On MSNBC, Boston Globe Columnist Rips 'Dirty-Coal Joe' Manchin

October 17th, 2021 4:48 PM

On Jonathan Capehart's The Sunday Show on MSNBC, Boston Globe columnist and associate editor Renée Graham furiously ripped into Sen. Joe Manchin for opposing the "clean-energy" portion of the $3.5 trillion spending proposal.

Graham called Manchin "dirty-coal Joe," and implied he was bought-and-paid-for by the coal industry, saying:

"He wants to make sure that all that good money he's got coming in from coal in West Virginia keeps coming in, and there's no way he is going to compromise that for something, as, in his mind, minute as saving the planet."

Graham also displayed a weak grasp of our constitutional system of government, expressing outrage that Manchin thinks "he is the person who is going to have a say in what goes in this country and what happens in this country."

Um, yeah: senators do have a say. Graham seemed to imply that only the president had such a say. Nope.Renée Graham MSNBC The Sunday Show 10-17-21

BONUS UNINTENTIONAL HUMOR: Jennifer Rubin was also on the panel. At one point, Capehart said that although Rubin's a "former Republican, you are a conservative." Rubin, a conservative? Can anyone remember the last time she strayed from the strict liberal line? 

On MSNBC, Boston Globe columnist  Renée Graham calling Sen. Joe Manchin "dirty-coal Joe" and implying he was bought and paid for by the coal industry was sponsored in part by Dell and Procter & Gamble, maker of Tide. 

Here's the transcript.

MSNBC
The Sunday Show
10/17/21
11:18 am EDT

JONATHAN CAPEHHART:  Let’s just – Renée, stick with the Joe Manchin situation here. Because Senator Bernie Sanders, chair of  Senate Banking [Capehart later corrected himself, saying Sanders is chairman of the Senate  Budget committee.] I mean, he – well, he put out – he did an op-ed in the Charleston Gazette, the West Virginia newspaper. 

. . . 

Manchin responded to the Sanders’ op-ed by saying, this isn’t the first time an out-of-stater has tried to tell West Virginians what is best for them despite having no relationship to our state. No op-ed from a self-declared independent socialist is going to change that. Ooh, the burn. Renée. 

RENEE GRAHAM: I mean, what if find interesting is that Joe Manchin is so deeply offended that this outsider, the senator from Vermont, would try to tell West Virginians what's best for them, while Joe Manchin is trying to tell 49 other states what’s best for them. The hypocrisy is off the charts with this man. 

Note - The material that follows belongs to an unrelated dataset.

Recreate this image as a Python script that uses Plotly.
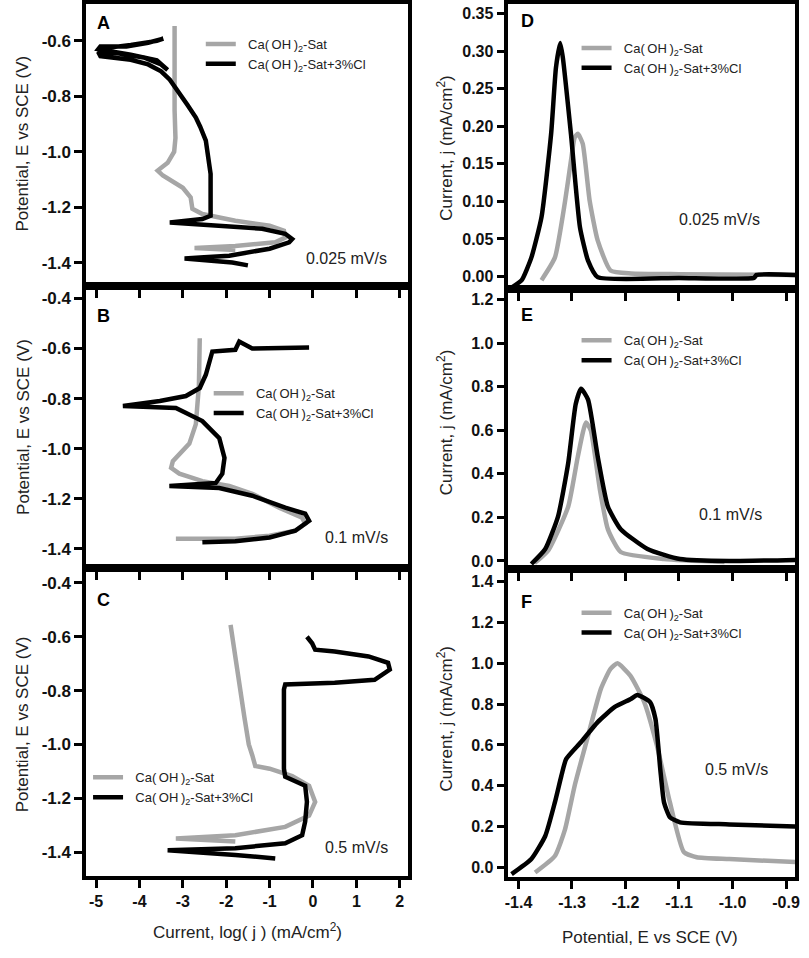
import plotly.graph_objects as go

W, H = 809, 958

# ---------------- data ----------------
# Panel A (0.025 mV/s) : log(j) vs E
A_gray_logj = [-1.79, -2.73, -1.79, -0.87, -0.64, -0.67, -1.0, -1.79, -2.55, -2.78, -2.82, -3.0, -3.46, -3.58, -3.35, -3.2, -3.17, -3.19, -3.19, -3.19]
A_gray_E = [-1.355, -1.347, -1.34, -1.327, -1.31, -1.285, -1.267, -1.249, -1.225, -1.206, -1.165, -1.13, -1.086, -1.068, -1.04, -1.0, -0.95, -0.85, -0.7, -0.546]
A_black_logj = [-1.5, -1.86, -2.96, -2.5, -1.93, -1.0, -0.55, -0.48, -0.64, -1.17, -2.16, -2.55, -3.3, -2.55, -2.36, -2.36, -2.42, -2.47, -2.6, -2.7, -2.9, -3.07, -3.3, -3.5, -3.8, -4.2, -4.9, -4.95, -4.5, -3.9, -3.5, -3.35, -3.6, -4.2, -4.95, -4.9, -4.3, -3.8, -3.45, -3.6, -4.2, -4.9]
A_black_E = [-1.41, -1.40, -1.385, -1.38, -1.375, -1.35, -1.327, -1.315, -1.296, -1.278, -1.267, -1.26, -1.255, -1.243, -1.231, -1.08, -1.0, -0.96, -0.91, -0.877, -0.83, -0.79, -0.74, -0.71, -0.685, -0.668, -0.655, -0.64, -0.645, -0.66, -0.685, -0.705, -0.67, -0.65, -0.63, -0.62, -0.62, -0.607, -0.592, -0.6, -0.615, -0.628]

# Panel B (0.1 mV/s)
B_gray_logj = [-3.16, -1.79, -1.0, -0.41, -0.18, -0.25, -0.78, -1.4, -1.93, -2.55, -3.08, -3.27, -3.23, -2.85, -2.70, -2.63, -2.61]
B_gray_E = [-1.36, -1.36, -1.348, -1.328, -1.30, -1.276, -1.236, -1.18, -1.149, -1.13, -1.10, -1.077, -1.05, -0.98, -0.902, -0.75, -0.559]
B_black_logj = [-2.55, -1.79, -1.0, -0.41, -0.09, -0.18, -0.64, -1.4, -2.16, -3.31, -2.24, -2.09, -2.04, -2.16, -2.55, -3.16, -4.38, -3.53, -2.93, -2.61, -2.47, -2.36, -2.32, -1.79, -1.70, -1.4, -0.09]
B_black_E = [-1.374, -1.37, -1.355, -1.328, -1.288, -1.26, -1.236, -1.188, -1.157, -1.149, -1.137, -1.10, -1.037, -0.958, -0.89, -0.838, -0.83, -0.81, -0.79, -0.758, -0.705, -0.64, -0.612, -0.605, -0.572, -0.60, -0.596]

# Panel C (0.5 mV/s)
C_gray_logj = [-1.79, -3.16, -1.79, -0.64, -0.09, 0.05, -0.09, -0.48, -1.0, -1.33, -1.40, -1.48, -1.58, -1.67, -1.77, -1.86, -1.90]
C_gray_E = [-1.36, -1.349, -1.337, -1.306, -1.264, -1.213, -1.153, -1.117, -1.09, -1.08, -1.04, -1.0, -0.9, -0.8, -0.7, -0.6, -0.556]
C_black_logj = [-0.87, -1.79, -3.35, -1.79, -0.64, -0.25, -0.18, -0.14, -0.18, -0.41, -0.64, -0.67, -0.67, -0.64, 0.5, 1.42, 1.77, 1.73, 1.28, 0.5, 0.05, -0.02, -0.14]
C_black_E = [-1.423, -1.41, -1.393, -1.385, -1.367, -1.337, -1.286, -1.213, -1.153, -1.135, -1.12, -1.09, -0.796, -0.777, -0.771, -0.76, -0.722, -0.697, -0.673, -0.655, -0.648, -0.624, -0.60]

# Panel D (0.025 mV/s) : E vs j
D_gray_E = [-1.357, -1.332, -1.313, -1.302, -1.295, -1.289, -1.28, -1.267, -1.252, -1.228, -1.19, -1.1, -0.883]
D_gray_j = [-0.005, 0.025, 0.10, 0.154, 0.185, 0.19, 0.177, 0.101, 0.048, 0.008, 0.004, 0.003, 0.002]
D_black_E = [-1.413, -1.394, -1.376, -1.357, -1.339, -1.33, -1.322, -1.317, -1.302, -1.285, -1.27, -1.252, -1.1, -0.96, -0.955, -0.883]
D_black_j = [-0.015, -0.005, 0.025, 0.079, 0.19, 0.278, 0.311, 0.291, 0.19, 0.065, 0.021, -0.001, -0.002, -0.002, 0.002, 0.002]

# Panel E (0.1 mV/s)
E_gray_E = [-1.37, -1.344, -1.307, -1.289, -1.274, -1.265, -1.248, -1.233, -1.209, -1.128, -1.015]
E_gray_j = [-0.01, 0.05, 0.25, 0.48, 0.635, 0.60, 0.33, 0.146, 0.041, 0.009, -0.005]
E_black_E = [-1.376, -1.35, -1.326, -1.307, -1.293, -1.283, -1.27, -1.252, -1.233, -1.209, -1.159, -1.098, -1.006, -0.883]
E_black_j = [-0.014, 0.055, 0.205, 0.45, 0.72, 0.79, 0.74, 0.48, 0.25, 0.146, 0.055, 0.009, 0.0, 0.005]

# Panel F (0.5 mV/s)
F_gray_E = [-1.369, -1.332, -1.313, -1.295, -1.27, -1.246, -1.228, -1.215, -1.191, -1.165, -1.141, -1.117, -1.091, -1.067, -1.006, -0.883]
F_gray_j = [-0.026, 0.055, 0.186, 0.40, 0.645, 0.875, 0.973, 1.0, 0.94, 0.81, 0.594, 0.318, 0.074, 0.049, 0.04, 0.025]
F_black_E = [-1.413, -1.376, -1.35, -1.332, -1.32, -1.311, -1.283, -1.252, -1.22, -1.19, -1.178, -1.154, -1.144, -1.135, -1.128, -1.117, -1.098, -1.006, -0.883]
F_black_j = [-0.034, 0.04, 0.153, 0.318, 0.447, 0.53, 0.614, 0.712, 0.786, 0.825, 0.845, 0.81, 0.727, 0.481, 0.318, 0.245, 0.22, 0.21, 0.20]

series_names = ["\u00a0\u00a0Ca(\u2009OH\u2009)<sub>2</sub>-Sat", "\u00a0\u00a0Ca(\u2009OH\u2009)<sub>2</sub>-Sat+3%Cl"]
panel_letters = ["A", "B", "C", "D", "E", "F"]
rate_labels = ["0.025 mV/s", "0.1 mV/s", "0.5 mV/s", "0.025 mV/s", "0.1 mV/s", "0.5 mV/s"]
left_yticks = [-1.4, -1.2, -1.0, -0.8, -0.6, -0.4]
left_xticks = [-5, -4, -3, -2, -1, 0, 1, 2]
right_xticks = [-1.4, -1.3, -1.2, -1.1, -1.0, -0.9]
D_yticks = [0.0, 0.05, 0.10, 0.15, 0.20, 0.25, 0.30, 0.35]
EF_yticks = [0.0, 0.2, 0.4, 0.6, 0.8, 1.0, 1.2, 1.4]

GRAY = "#a6a6a6"
BLACK = "#000000"
FONT = "Liberation Sans"

def px(x):
    return x / W

def py(y):
    return 1 - y / H

# pixel frames (left, right, top, bottom)
frames = {
    1: (83, 409, 3, 286),
    2: (83, 409, 286, 568),
    3: (83, 409, 568, 877),
    4: (510, 800, 3, 289),
    5: (510, 800, 289, 569),
    6: (510, 800, 569, 878),
}
yranges = {1: [-1.486, -0.467], 2: [-1.476, -0.352], 3: [-1.489, -0.344],
           4: [-0.0173, 0.363], 5: [-0.036, 1.246], 6: [-0.049, 1.464]}
xr_left = [-5.23, 2.2]
xr_right = [-1.419, -0.883]

panel_data = {
    1: (A_gray_logj, A_gray_E, A_black_logj, A_black_E),
    2: (B_gray_logj, B_gray_E, B_black_logj, B_black_E),
    3: (C_gray_logj, C_gray_E, C_black_logj, C_black_E),
    4: (D_gray_E, D_gray_j, D_black_E, D_black_j),
    5: (E_gray_E, E_gray_j, E_black_E, E_black_j),
    6: (F_gray_E, F_gray_j, F_black_E, F_black_j),
}

fig = go.Figure()
for k in range(1, 7):
    gx, gy, bx, by = panel_data[k]
    suffix = "" if k == 1 else str(k)
    leg = "legend" if k == 1 else "legend" + str(k)
    shape = "linear" if k <= 3 else "spline"
    fig.add_trace(go.Scatter(x=gx, y=gy, mode="lines", name=series_names[0],
                             line=dict(color=GRAY, width=4.5, shape=shape, smoothing=0.5 if k > 3 else None),
                             xaxis="x" + suffix, yaxis="y" + suffix, legend=leg))
    fig.add_trace(go.Scatter(x=bx, y=by, mode="lines", name=series_names[1],
                             line=dict(color=BLACK, width=4.5, shape=shape, smoothing=0.5 if k > 3 else None),
                             xaxis="x" + suffix, yaxis="y" + suffix, legend=leg))

axis_common = dict(showline=True, linewidth=3.5, linecolor="black", mirror=True,
                   ticks="outside", ticklen=8, tickwidth=2.5, tickcolor="black",
                   showgrid=False, zeroline=False)

layout = dict(width=W, height=H, margin=dict(l=0, r=0, t=0, b=0),
              paper_bgcolor="white", plot_bgcolor="rgba(0,0,0,0)", showlegend=True)

for k in range(1, 7):
    l, r, t, b = frames[k]
    suffix = "" if k == 1 else str(k)
    left_col = k <= 3
    xa = dict(axis_common, domain=[px(l), px(r)], anchor="y" + suffix,
              range=xr_left if left_col else xr_right,
              tickvals=left_xticks if left_col else right_xticks,
              showticklabels=(k in (3, 6)),
              tickfont=dict(family=FONT, size=16, color="#111111", weight="bold"))
    if not left_col:
        xa["ticktext"] = ["-1.4", "-1.3", "-1.2", "-1.1", "-1.0", "-0.9"]
    else:
        xa["ticktext"] = [str(v) for v in left_xticks]
    if left_col:
        yt = left_yticks
        ytext = ["%.1f" % v for v in yt]
        yfs = 17
    elif k == 4:
        yt = D_yticks
        ytext = ["%.2f" % v for v in yt]
        yfs = 16
    else:
        yt = EF_yticks
        ytext = ["%.1f" % v for v in yt]
        yfs = 16
    ya = dict(axis_common, domain=[py(b), py(t)], anchor="x" + suffix,
              range=yranges[k], tickvals=yt, ticktext=ytext,
              tickfont=dict(family=FONT, size=yfs, color="#111111", weight="bold"))
    layout["xaxis" + suffix] = xa
    layout["yaxis" + suffix] = ya

# legends
legend_pos = {1: (199, 28), 2: (207, 378), 3: (85, 763), 4: (579, 32), 5: (579, 325), 6: (579, 598)}
for k in range(1, 7):
    name = "legend" if k == 1 else "legend" + str(k)
    x0, y0 = legend_pos[k]
    layout[name] = dict(x=px(x0), y=py(y0), xanchor="left", yanchor="top",
                        bgcolor="rgba(0,0,0,0)", borderwidth=0,
                        font=dict(family=FONT, size=13, color="#222222"),
                        tracegroupgap=0)

fig.update_layout(**layout)

# annotations: letters, rates, axis titles
letter_pos = {1: (92, 22), 2: (92, 316), 3: (92, 600), 4: (521, 20), 5: (521, 315), 6: (521, 602)}
rate_pos = {1: (346, 258), 2: (356, 538), 3: (356, 848), 4: (724, 219), 5: (735, 515), 6: (741, 770)}
for k in range(1, 7):
    lx, ly = letter_pos[k]
    fig.add_annotation(x=px(lx), y=py(ly), xref="paper", yref="paper", text=panel_letters[k - 1],
                       showarrow=False, xanchor="left", yanchor="middle",
                       font=dict(family=FONT, size=18, color="black", weight="bold"))
    rx, ry = rate_pos[k]
    fig.add_annotation(x=px(rx), y=py(ry), xref="paper", yref="paper", text=rate_labels[k - 1],
                       showarrow=False, xanchor="center", yanchor="middle",
                       font=dict(family=FONT, size=16, color="#222222"))

ytitle_left = "Potential, E vs SCE (V)"
ytitle_right = "Current, j (mA/cm<sup>2</sup>)"
for k, (cx, cy) in {1: (19, 143), 2: (19, 427), 3: (19, 725), 4: (446, 148), 5: (446, 423), 6: (446, 720)}.items():
    fig.add_annotation(x=px(cx), y=py(cy), xref="paper", yref="paper",
                       text=ytitle_left if k <= 3 else ytitle_right, textangle=-90,
                       showarrow=False, xanchor="center", yanchor="middle",
                       font=dict(family=FONT, size=17, color="#222222"))

fig.add_annotation(x=px(246), y=py(932), xref="paper", yref="paper",
                   text="Current, log( j ) (mA/cm<sup>2</sup>)", showarrow=False,
                   xanchor="center", yanchor="middle", font=dict(family=FONT, size=17, color="#222222"))
fig.add_annotation(x=px(653), y=py(938), xref="paper", yref="paper",
                   text="Potential, E vs SCE (V)", showarrow=False,
                   xanchor="center", yanchor="middle", font=dict(family=FONT, size=17, color="#222222"))

fig.write_html("out.html", config={"displayModeBar": False},
               post_script="document.body.style.margin='0';document.body.style.overflow='hidden';")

But that's what we're looking at, right? I mean, he doesn’t want a clean-energy bill. Well of course he doesn’t. He’s dirty-coal Joe. He wants to make sure that all that good money he's got coming in from coal in West Virginia keeps coming in, and there's no way he is going to compromise that for something, as, in his mind, minute as saving the planet and helping the environment. 

It’s really appalling that Joe Manchin is kind of swanning around as if the country elected him president, and he is the person who is going to have a say in what goes in this country and what happens in this country. There has to be some repercussion for this. I don’t know at this point exactly what that pushback is, but I think simply kowtowing to Joe Manchin and Sinema, for that matter, is not the way to go.